Petitioner has failed to make a "clear and indisputable" showing that he has a clear right to mandate the amendment of Utah's rules governing post-conviction proceedings. Johnson, 917 F.2d at 1285. In addition, it is clear that none of the respondents has any "nondiscretionary, ministerial duty" to amend the rules, Marathon Oil Co. v. Lujan, 937 F.2d 498, 500 (10th Cir. 1991), much less to amend them in the specific manner suggested by Mr. Estes. Most importantly, mandamus relief is not justified in this case because an adequate alternative remedy exists. If Rules 65B and 65C are constitutionally problematic, the proper vehicle to challenge them would be on direct appeal from a denial of post-conviction relief thereunder. Mr. Estes cannot compensate for his failure (or, given the dates, his inability) to do so by seeking mandamus relief now. See Heckler v. Ringer, 466 U.S. 602, 616 (1984) (Mandamus "is intended to provide a remedy for a plaintiff only if he has exhausted all other avenues of relief . . . .") (citations omitted).
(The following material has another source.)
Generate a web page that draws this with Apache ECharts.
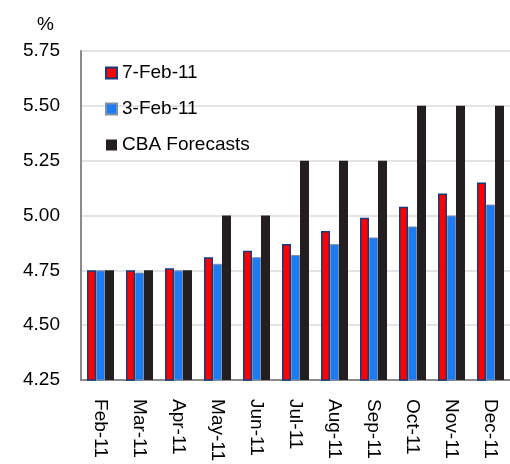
<!DOCTYPE html>
<html>
<head>
<meta charset="utf-8">
<script src="https://cdn.jsdelivr.net/npm/echarts@6/dist/echarts.min.js"></script>
<style>
  html, body { margin: 0; padding: 0; background: #fff; }
  #chart { width: 510px; height: 464px; }
</style>
</head>
<body>
<div id="chart"></div>
<script>
// Cash rate expectations by month (%)
const months = ['Feb-11', 'Mar-11', 'Apr-11', 'May-11', 'Jun-11', 'Jul-11', 'Aug-11', 'Sep-11', 'Oct-11', 'Nov-11', 'Dec-11'];
const feb7 = [4.75, 4.75, 4.76, 4.81, 4.84, 4.87, 4.93, 4.99, 5.04, 5.10, 5.15];
const feb3 = [4.75, 4.74, 4.75, 4.78, 4.81, 4.82, 4.87, 4.90, 4.95, 5.00, 5.05];
const cbaForecasts = [4.75, 4.75, 4.75, 5.00, 5.00, 5.25, 5.25, 5.25, 5.50, 5.50, 5.50];
const yTicks = [4.25, 4.50, 4.75, 5.00, 5.25, 5.50, 5.75];

const FONT = 'Liberation Sans, Arial, sans-serif';
const chart = echarts.init(document.getElementById('chart'), null, { renderer: 'canvas' });

chart.setOption({
  animation: false,
  backgroundColor: '#ffffff',
  title: {
    text: '%',
    left: 32,
    top: 10,
    textStyle: { fontFamily: FONT, fontSize: 19, fontWeight: 'normal', color: '#000' }
  },
  grid: { left: 81, right: 0, top: 51, bottom: 83, containLabel: false },
  legend: {
    orient: 'vertical',
    left: 100,
    top: 58,
    icon: 'rect',
    itemWidth: 11,
    itemHeight: 11,
    itemGap: 16,
    textStyle: { fontFamily: FONT, fontSize: 19, color: '#000', lineHeight: 20 },
    data: ['7-Feb-11', '3-Feb-11', 'CBA Forecasts']
  },
  xAxis: {
    type: 'category',
    data: months,
    axisLine: { lineStyle: { color: '#8a8a8a', width: 2 } },
    axisTick: { show: false },
    axisLabel: {
      rotate: -90,
      margin: 19,
      fontFamily: FONT,
      fontSize: 19,
      color: '#000',
      interval: 0
    }
  },
  yAxis: {
    type: 'value',
    min: yTicks[0],
    max: yTicks[yTicks.length - 1],
    interval: 0.25,
    axisLine: { show: true, lineStyle: { color: '#8a8a8a', width: 2 } },
    axisTick: { show: false },
    splitLine: { lineStyle: { color: '#e4e4e4', width: 2 } },
    axisLabel: {
      margin: 21,
      fontFamily: FONT,
      fontSize: 19,
      color: '#000',
      formatter: v => v.toFixed(2)
    }
  },
  series: [
    {
      name: '7-Feb-11',
      type: 'bar',
      data: feb7,
      barWidth: 9,
      barGap: '0%',
      itemStyle: { color: '#ff0000', borderColor: '#173a7c', borderWidth: 1.5 }
    },
    {
      name: '3-Feb-11',
      type: 'bar',
      data: feb3,
      barWidth: 9,
      barGap: '0%',
      itemStyle: { color: '#1e7cf2', borderColor: '#8190aa', borderWidth: 1 }
    },
    {
      name: 'CBA Forecasts',
      type: 'bar',
      data: cbaForecasts,
      barWidth: 9,
      barGap: '0%',
      itemStyle: { color: '#231f20' }
    }
  ]
});
</script>
</body>
</html>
Mr. Estes also requests that the court order Respondents to: (1) "[f]orward to federal court new applications claiming unconstitutional convictions or illegal restraint;" (2) "[i]dentify every prisoner who was dismissed at a hearing he did not attendor without written reasons;" (3) identify "every prisoner who was dismissed using Rule 4-501;" and (4) "[s]end every plea bargain prisoner a questionnaire whether the judge cited damaging lies at sentencing after defendant had insufficient time to read his PSI [pre-sentence investigation] report and make a list of objections to it." Aplt. Br. at 4. For the reasons stated above, Mr. Estes is not entitled to such extraordinary relief. In fact, given that Mr. Estes did not raise Rule 4-501 dismissals or PSI reports in the district court, we need not even consider these issues. See Wilson v. Union Pac. R.R. Co., 56 F.3d 1226, 1233 (10th Cir. 1995).(1)
The district court's order is AFFIRMED.
Entered for the Court
Paul J. Kelly, Jr.
*. This order and judgment is not binding precedent, except under the doctrines of law of the case, res judicata, and collateral estoppel. This court generally disfavors the citation of orders and judgments; nevertheless, an order and judgment may be cited under the terms and conditions of 10th Cir. R. 36.3.
**. After examining the briefs and the appellate record, this three-judge panel has determined unanimously that oral argument would not be of material assistance in the determination of this appeal. See Fed. R. App. P. 34(a); 10th Cir. R. 34.1 (G). The cause is therefore ordered submitted without oral argument.
1. Because Respondents-Appellees elected not to file a response brief, Mr. Estes' right to file a reply was never triggered. Without seeking leave from this court, Petitioner nonetheless filed two "addenda" to his opening brief. Since Petitioner had no right to file additional briefs, we decline to consider the arguments raised therein. See Fed. R. App. P. 28 (setting forth requirements for the appellant's opening brief, the appellee's response, and the appellant's reply, and providing that "[u]nless the court permits, no further briefs may be filed").